» What is needed:
From the first line of the data below through the line bearing "5, bottom: 50", reproduce each line exactly; do not include pictures.

» Raw data:
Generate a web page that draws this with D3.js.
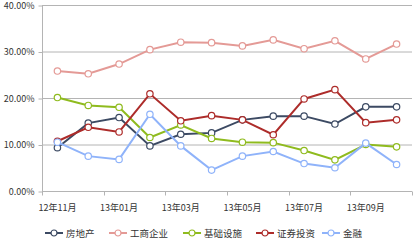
<!DOCTYPE html>
<html>
<head>
<meta charset="utf-8">
<script src="https://cdn.jsdelivr.net/npm/d3@7"></script>
<style>
  body { margin: 0; background: #fff; }
  text { font-family: "Noto Sans CJK SC", "DejaVu Sans", sans-serif; }
</style>
</head>
<body>
<div id="wrapper"></div>
<script>
const months = ["12年11月","12年12月","13年01月","13年02月","13年03月","13年04月",
                "13年05月","13年06月","13年07月","13年08月","13年09月","13年10月"];
const tickLabels = ["12年11月","13年01月","13年03月","13年05月","13年07月","13年09月"];
const yTicks = [0, 10, 20, 30, 40];

const seriesNames = ["房地产", "工商企业", "基础设施", "证券投资", "金融"];
const realEstate  = [9.3, 14.6, 15.8, 9.7, 12.2, 12.5, 15.3, 16.1, 16.1, 14.4, 18.1, 18.1];
const business    = [25.8, 25.2, 27.3, 30.4, 32.0, 31.9, 31.2, 32.5, 30.6, 32.3, 28.4, 31.6];
const infra       = [20.1, 18.4, 18.0, 11.5, 14.2, 11.3, 10.5, 10.4, 8.7, 6.7, 10.0, 9.5];
const securities  = [10.7, 13.7, 12.7, 20.9, 15.1, 16.2, 15.3, 12.1, 19.8, 21.8, 14.7, 15.3];
const finance     = [10.5, 7.5, 6.8, 16.5, 9.7, 4.5, 7.5, 8.5, 5.9, 5.0, 10.3, 5.7];
const colors = ["#3c4a63", "#e49a96", "#8fbb1e", "#ad2c2a", "#8fb3fa"];

const allSeries = [realEstate, business, infra, securities, finance];

const dimension = { width: 416, height: 241, left: 42, right: 4, top: 5, bottom: 50 };

const svg = d3.select("#wrapper").append("svg")
    .attr("width", dimension.width)
    .attr("height", dimension.height);

const xScaler = d3.scaleBand()
    .domain(months)
    .range([dimension.left, dimension.width - dimension.right]);

const yScaler = d3.scaleLinear()
    .domain([0, 40])
    .range([dimension.height - dimension.bottom, dimension.top]);

const xCenter = (m) => xScaler(m) + xScaler.bandwidth() / 2;

// gridlines
svg.append("g")
    .selectAll("line")
    .data(yTicks.slice(1))
    .join("line")
    .attr("x1", dimension.left)
    .attr("x2", dimension.width - dimension.right)
    .attr("y1", d => yScaler(d) + 0.5)
    .attr("y2", d => yScaler(d) + 0.5)
    .attr("stroke", "#b4b4b4")
    .attr("stroke-width", 1);

// y axis
const yAxis = d3.axisLeft(yScaler)
    .tickValues(yTicks)
    .tickSize(4)
    .tickPadding(4)
    .tickFormat(d => d.toFixed(2) + "%");

const yG = svg.append("g")
    .attr("transform", `translate(${dimension.left + 0.5},0.5)`)
    .call(yAxis);
yG.select(".domain").attr("stroke", "#b4b4b4").attr("d", `M0,${yScaler(40)}V${yScaler(0)}`);
yG.selectAll(".tick line").attr("stroke", "#b4b4b4");
yG.selectAll("text").attr("font-size", 9).attr("fill", "#333");

// x axis with ticks at category boundaries every 2 months
const xG = svg.append("g")
    .attr("transform", `translate(0,${yScaler(0) + 0.5})`);
xG.append("line")
    .attr("x1", dimension.left)
    .attr("x2", dimension.width - dimension.right)
    .attr("stroke", "#b4b4b4");
const boundaries = months.filter((m, i) => i % 2 === 0).map(m => xScaler(m))
    .concat([dimension.width - dimension.right]);
xG.selectAll("line.tk")
    .data(boundaries)
    .join("line")
    .attr("class", "tk")
    .attr("x1", d => Math.round(d) + 0.5)
    .attr("x2", d => Math.round(d) + 0.5)
    .attr("y1", 0)
    .attr("y2", 4)
    .attr("stroke", "#b4b4b4");
xG.selectAll("text")
    .data(tickLabels)
    .join("text")
    .attr("x", d => xCenter(d))
    .attr("y", 19)
    .attr("text-anchor", "middle")
    .attr("font-size", 9)
    .attr("fill", "#333")
    .text(d => d);

// lines
const lineGen = d3.line()
    .x((d, i) => xCenter(months[i]))
    .y(d => yScaler(d));

allSeries.forEach((values, s) => {
    const g = svg.append("g");
    g.append("path")
        .attr("d", lineGen(values))
        .attr("fill", "none")
        .attr("stroke", colors[s])
        .attr("stroke-width", 2);
    g.selectAll("circle")
        .data(values)
        .join("circle")
        .attr("cx", (d, i) => xCenter(months[i]))
        .attr("cy", d => yScaler(d))
        .attr("r", 3.2)
        .attr("fill", "#fff")
        .attr("stroke", colors[s])
        .attr("stroke-width", 1.2);
});

// legend
const legendX = [45, 109, 183, 256, 322];
const legend = svg.append("g").attr("transform", "translate(0,233)");
seriesNames.forEach((name, s) => {
    const item = legend.append("g").attr("transform", `translate(${legendX[s]},0)`);
    item.append("line")
        .attr("x1", 0).attr("x2", 18)
        .attr("stroke", colors[s]).attr("stroke-width", 2);
    item.append("circle")
        .attr("cx", 9).attr("cy", 0).attr("r", 3)
        .attr("fill", "#fff").attr("stroke", colors[s]).attr("stroke-width", 1.2);
    item.append("text")
        .attr("x", 21).attr("y", 3.5)
        .attr("font-size", 9.5)
        .attr("fill", "#333")
        .text(name);
});
</script>
</body>
</html>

» Full response:
Generate a web page that draws this with D3.js.
<!DOCTYPE html>
<html>
<head>
<meta charset="utf-8">
<script src="https://cdn.jsdelivr.net/npm/d3@7"></script>
<style>
  body { margin: 0; background: #fff; }
  text { font-family: "Noto Sans CJK SC", "DejaVu Sans", sans-serif; }
</style>
</head>
<body>
<div id="wrapper"></div>
<script>
const months = ["12年11月","12年12月","13年01月","13年02月","13年03月","13年04月",
                "13年05月","13年06月","13年07月","13年08月","13年09月","13年10月"];
const tickLabels = ["12年11月","13年01月","13年03月","13年05月","13年07月","13年09月"];
const yTicks = [0, 10, 20, 30, 40];

const seriesNames = ["房地产", "工商企业", "基础设施", "证券投资", "金融"];
const realEstate  = [9.3, 14.6, 15.8, 9.7, 12.2, 12.5, 15.3, 16.1, 16.1, 14.4, 18.1, 18.1];
const business    = [25.8, 25.2, 27.3, 30.4, 32.0, 31.9, 31.2, 32.5, 30.6, 32.3, 28.4, 31.6];
const infra       = [20.1, 18.4, 18.0, 11.5, 14.2, 11.3, 10.5, 10.4, 8.7, 6.7, 10.0, 9.5];
const securities  = [10.7, 13.7, 12.7, 20.9, 15.1, 16.2, 15.3, 12.1, 19.8, 21.8, 14.7, 15.3];
const finance     = [10.5, 7.5, 6.8, 16.5, 9.7, 4.5, 7.5, 8.5, 5.9, 5.0, 10.3, 5.7];
const colors = ["#3c4a63", "#e49a96", "#8fbb1e", "#ad2c2a", "#8fb3fa"];

const allSeries = [realEstate, business, infra, securities, finance];

const dimension = { width: 416, height: 241, left: 42, right: 4, top: 5, bottom: 50 };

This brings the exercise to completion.